Android has a very legitimate chance at overtaking the "Casual Smartphone" market. You know, the one filled with TMobile Sidekicks and other featurephones masquerading as smartphones. It's already beaten S60 in the US because we don't have any S60 phones. At all. That leaves 3 market segments left. The Fashion Phone segment, which consists of the iPhone and select Blackberries, the Executive segment, which consists of primarily Blackberries, and the Utilitarian segment, which consists of all the people that buy Windows Mobile because it's a versatile computing platform with a braindead simple development environment (as well as the excessive inherent customizability).
Fashion Phone Segment - Android doesn't stand a chance until a celeb trades their Blackberry in for one. The iPhone portion of this segment is almost untouchable because Android is missing the logo.
Executive Segment - Not a bloody fucking chance here, either, because the thing won't connect to RIM's mail server and the fractured handset manufacturers won't be sending sales reps to golf courses.
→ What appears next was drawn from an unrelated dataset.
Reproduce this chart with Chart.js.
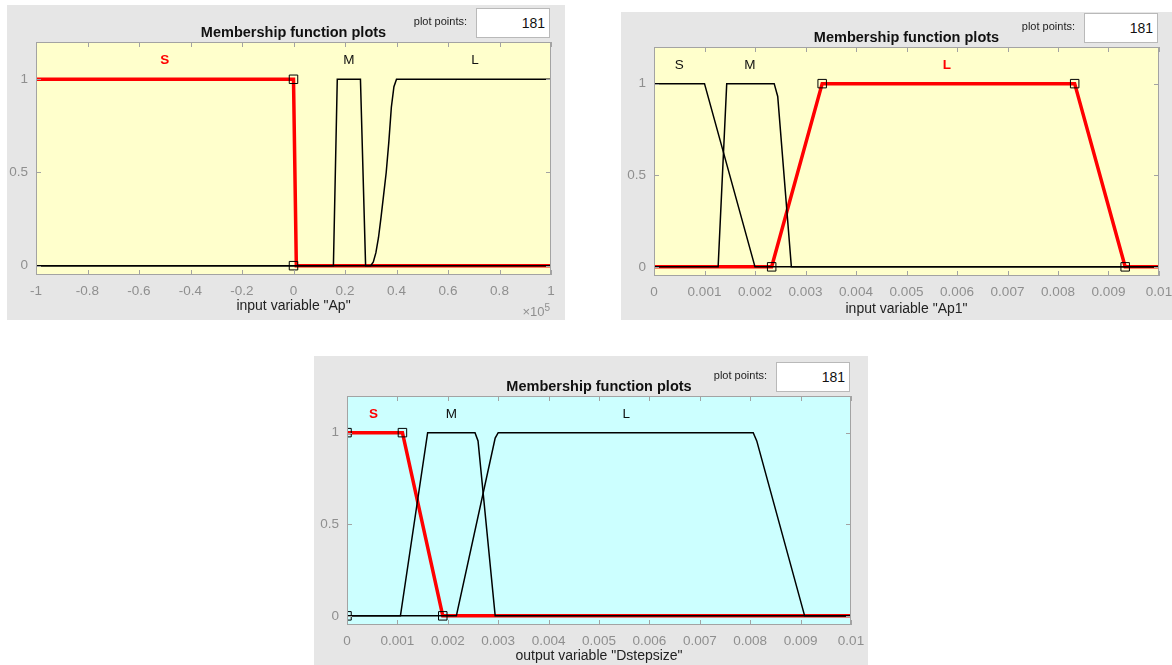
<!DOCTYPE html>
<html>
<head>
<meta charset="utf-8">
<title>Membership function plots</title>
<script src="https://cdn.jsdelivr.net/npm/chart.js@4.4.1/dist/chart.umd.min.js"></script>
<style>
  body { margin: 0; background: #fff; font-family: "Liberation Sans", Arial, sans-serif; }
  .panel { position: absolute; background: #e6e6e6; }
  .panel canvas { position: absolute; left: 0; top: 0; }
  .ttl { position: absolute; font-weight: bold; font-size: 14.5px; color: #111; white-space: nowrap; transform: translate(-50%, -50%); }
  .pp { position: absolute; font-size: 11px; color: #222; white-space: nowrap; transform: translate(-100%, -50%); }
  .box { position: absolute; background: #fff; border: 1px solid #b9b9b9; box-sizing: border-box; font-size: 14px; color: #111; text-align: right; padding-right: 4px; }
  .exp { position: absolute; font-size: 13px; color: #8f8f8f; white-space: nowrap; transform: translateX(-100%); }
  .exp sup { font-size: 10px; }
</style>
</head>
<body>
<script>
// input "Ap" (x values in raw units, axis shows x10^5)
var apS_x = [-100000, 0, 1100, 100000];
var apS_y = [1, 1, 0, 0];
var apM_x = [-100000, 15500, 17000, 26000, 28000, 100000];
var apM_y = [0, 0, 1, 1, 0, 0];
var apL_x = [-100000, 30000, 31000, 32000, 33000, 34000, 35000, 36000, 37000, 38000, 39000, 40000, 100000];
var apL_y = [0, 0, 0.02, 0.07, 0.15, 0.26, 0.38, 0.5, 0.66, 0.85, 0.96, 1, 1];
var apMark_x = [0, 0];
var apMark_y = [1, 0];
var apNames = ['S', 'M', 'L'];
var apNames_x = [-50000, 21500, 70500];

// input "Ap1"
var ap1S_x = [0, 0.001, 0.002, 0.01];
var ap1S_y = [1, 1, 0, 0];
var ap1M_x = [0, 0.00127, 0.00144, 0.00238, 0.00245, 0.00272, 0.01];
var ap1M_y = [0, 0, 1, 1, 0.93, 0, 0];
var ap1L_x = [0, 0.00233, 0.00333, 0.00833, 0.00933, 0.01];
var ap1L_y = [0, 0, 1, 1, 0, 0];
var ap1Mark_x = [0.00233, 0.00333, 0.00833, 0.00933];
var ap1Mark_y = [0, 1, 1, 0];
var ap1Names = ['S', 'M', 'L'];
var ap1Names_x = [0.0005, 0.0019, 0.0058];

// output "Dstepsize"
var dsS_x = [0, 0.0011, 0.0019, 0.01];
var dsS_y = [1, 1, 0, 0];
var dsM_x = [0, 0.00106, 0.0016, 0.00254, 0.0026, 0.00294, 0.01];
var dsM_y = [0, 0, 1, 1, 0.955, 0, 0];
var dsL_x = [0, 0.00217, 0.00294, 0.003, 0.00806, 0.00813, 0.00908, 0.01];
var dsL_y = [0, 0, 0.97, 1, 1, 0.955, 0, 0];
var dsMark_x = [0, 0, 0.0011, 0.0019];
var dsMark_y = [0, 1, 1, 0];
var dsNames = ['S', 'M', 'L'];
var dsNames_x = [0.000525, 0.00207, 0.00554];

var yTicks = [0, 0.5, 1];
var nameY = 1.1;
var plotPoints = '181';

function pts(xs, ys) {
    return xs.map(function(x, i) { return {x: x, y: ys[i]}; });
}

var FONT = '"Liberation Sans", Arial, sans-serif';

var panels = [
    {box: [7, 5, 558, 315], plot: [36, 42, 551, 275], axH: 40, fill: '#ffffcc',
     xMin: -100000, xMax: 100000, xStep: 20000, xTitle: 'input variable "Ap"',
     fmt: function(v) { return String(Math.round(v / 1e4) / 10); },
     mfs: [pts(apS_x, apS_y), pts(apM_x, apM_y), pts(apL_x, apL_y)], sel: 0,
     marks: pts(apMark_x, apMark_y), names: apNames, names_x: apNames_x, exp: true},
    {box: [621, 12, 551, 308], plot: [654, 47, 1159, 276], axH: 42, fill: '#ffffcc',
     xMin: 0, xMax: 0.01, xStep: 0.001, xTitle: 'input variable "Ap1"',
     fmt: function(v) { return String(+v.toFixed(4)); },
     mfs: [pts(ap1S_x, ap1S_y), pts(ap1M_x, ap1M_y), pts(ap1L_x, ap1L_y)], sel: 2,
     marks: pts(ap1Mark_x, ap1Mark_y), names: ap1Names, names_x: ap1Names_x},
    {box: [314, 356, 554, 309], plot: [347, 396, 851, 625], axH: 40, fill: '#ccffff',
     xMin: 0, xMax: 0.01, xStep: 0.001, xTitle: 'output variable "Dstepsize"',
     fmt: function(v) { return String(+v.toFixed(4)); },
     mfs: [pts(dsS_x, dsS_y), pts(dsM_x, dsM_y), pts(dsL_x, dsL_y)], sel: 0,
     marks: pts(dsMark_x, dsMark_y), names: dsNames, names_x: dsNames_x}
];

var AXW = 30;

// plot background, frame, inward ticks and MF names
var framePlugin = {
    id: 'frame',
    beforeDatasetsDraw: function(chart) {
        var a = chart.chartArea, ctx = chart.ctx;
        ctx.save();
        ctx.fillStyle = chart.options.plugins.frame.fill;
        ctx.fillRect(a.left, a.top, a.right - a.left, a.bottom - a.top);
        ctx.restore();
    },
    afterDatasetsDraw: function(chart) {
        var a = chart.chartArea, ctx = chart.ctx, o = chart.options.plugins.frame;
        var xs = chart.scales.x, ys = chart.scales.y;
        ctx.save();
        ctx.strokeStyle = '#a3a3a3';
        ctx.lineWidth = 1;
        ctx.strokeRect(Math.round(a.left) + 0.5, Math.round(a.top) + 0.5, Math.round(a.right - a.left) - 1, Math.round(a.bottom - a.top) - 1);
        ctx.beginPath();
        xs.ticks.forEach(function(t) {
            var px = Math.round(xs.getPixelForValue(t.value)) + 0.5;
            ctx.moveTo(px, a.bottom); ctx.lineTo(px, a.bottom - 5);
            ctx.moveTo(px, a.top); ctx.lineTo(px, a.top + 5);
        });
        ys.ticks.forEach(function(t) {
            var py = Math.round(ys.getPixelForValue(t.value)) + 0.5;
            ctx.moveTo(a.left, py); ctx.lineTo(a.left + 5, py);
            ctx.moveTo(a.right, py); ctx.lineTo(a.right - 5, py);
        });
        ctx.stroke();
        ctx.textAlign = 'center';
        ctx.textBaseline = 'middle';
        o.names.forEach(function(n, i) {
            var isSel = i === o.sel;
            ctx.font = (isSel ? 'bold ' : '') + '13.5px ' + FONT;
            ctx.fillStyle = isSel ? '#ff0000' : '#111';
            ctx.fillText(n, xs.getPixelForValue(o.names_x[i]), ys.getPixelForValue(nameY));
        });
        ctx.restore();
    }
};

panels.forEach(function(p) {
    var bx = p.box[0], by = p.box[1], bw = p.box[2], bh = p.box[3];
    var pl = p.plot[0], pt = p.plot[1], pr = p.plot[2], pb = p.plot[3];

    var div = document.createElement('div');
    div.className = 'panel';
    div.style.left = bx + 'px'; div.style.top = by + 'px';
    div.style.width = bw + 'px'; div.style.height = bh + 'px';
    document.body.appendChild(div);

    var cv = document.createElement('canvas');
    cv.width = bw; cv.height = bh;
    cv.style.width = bw + 'px'; cv.style.height = bh + 'px';
    div.appendChild(cv);

    var ttl = document.createElement('div');
    ttl.className = 'ttl';
    ttl.textContent = 'Membership function plots';
    ttl.style.left = ((pl + pr) / 2 - bx) + 'px';
    ttl.style.top = (pt - 10 - by) + 'px';
    div.appendChild(ttl);

    var box = document.createElement('div');
    box.className = 'box';
    box.style.left = (pr - 75 - bx) + 'px';
    box.style.top = (pt - 34 - by) + 'px';
    box.style.width = '74px'; box.style.height = '30px';
    box.style.lineHeight = '28px';
    box.textContent = plotPoints;
    div.appendChild(box);

    var pp = document.createElement('div');
    pp.className = 'pp';
    pp.textContent = 'plot points:';
    pp.style.left = (pr - 84 - bx) + 'px';
    pp.style.top = (pt - 21 - by) + 'px';
    div.appendChild(pp);

    if (p.exp) {
        var ex = document.createElement('div');
        ex.className = 'exp';
        ex.innerHTML = '\u00d710<sup>5</sup>';
        ex.style.left = (pr - 1 - bx) + 'px';
        ex.style.top = (pb + 27 - by) + 'px';
        div.appendChild(ex);
    }

    var datasets = [{
        data: p.marks, showLine: false, pointStyle: 'rect', pointRadius: 6,
        pointBackgroundColor: 'rgba(0,0,0,0)', pointBorderColor: '#000', pointBorderWidth: 1, order: 0
    }];
    p.mfs.forEach(function(d, i) {
        var isSel = i === p.sel;
        datasets.push({
            data: d, showLine: true, pointRadius: 0,
            borderColor: isSel ? '#ff0000' : '#000',
            borderWidth: isSel ? 3.5 : 1.5,
            order: isSel ? 2 : 1
        });
    });

    var tickFont = {family: FONT, size: 13.5};
    new Chart(cv.getContext('2d'), {
        type: 'scatter',
        data: {datasets: datasets},
        options: {
            responsive: false,
            animation: false,
            events: [],
            layout: {padding: {left: pl - bx - AXW, top: pt - by, right: bx + bw - pr, bottom: by + bh - pb - p.axH}},
            plugins: {
                legend: {display: false},
                tooltip: {enabled: false},
                frame: {fill: p.fill, names: p.names, names_x: p.names_x, sel: p.sel}
            },
            scales: {
                x: {
                    type: 'linear', min: p.xMin, max: p.xMax,
                    afterFit: function(s) { s.height = p.axH; s.paddingLeft = 0; s.paddingRight = 0; },
                    grid: {display: false, drawTicks: false},
                    border: {display: false},
                    ticks: {stepSize: p.xStep, autoSkip: false, maxRotation: 0, padding: 8, color: '#8f8f8f', font: tickFont, callback: p.fmt},
                    title: {display: true, text: p.xTitle, color: '#222', font: {family: FONT, size: 14}, padding: 0}
                },
                y: {
                    min: -0.05, max: 1.2,
                    afterFit: function(s) { s.width = AXW; s.paddingTop = 0; s.paddingBottom = 0; },
                    afterBuildTicks: function(s) { s.ticks = yTicks.map(function(v) { return {value: v}; }); },
                    grid: {display: false, drawTicks: false},
                    border: {display: false},
                    ticks: {padding: 8, color: '#8f8f8f', font: tickFont, callback: function(v) { return String(v); }}
                }
            }
        },
        plugins: [framePlugin]
    });
});
</script>
</body>
</html>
Utilitarian Segment - They have a shot here. They need to make the devkit easier to use (Drag and drop Visual Studio style easy to use, because that's what Windows Mobile has) and build the same vast, varied array of software and developers that WinMo has. Every aspect of the phone has to be user customizable, users should be able to freely update the OS (within reason), and the fucking carriers need to be prevented from making crippling customizations.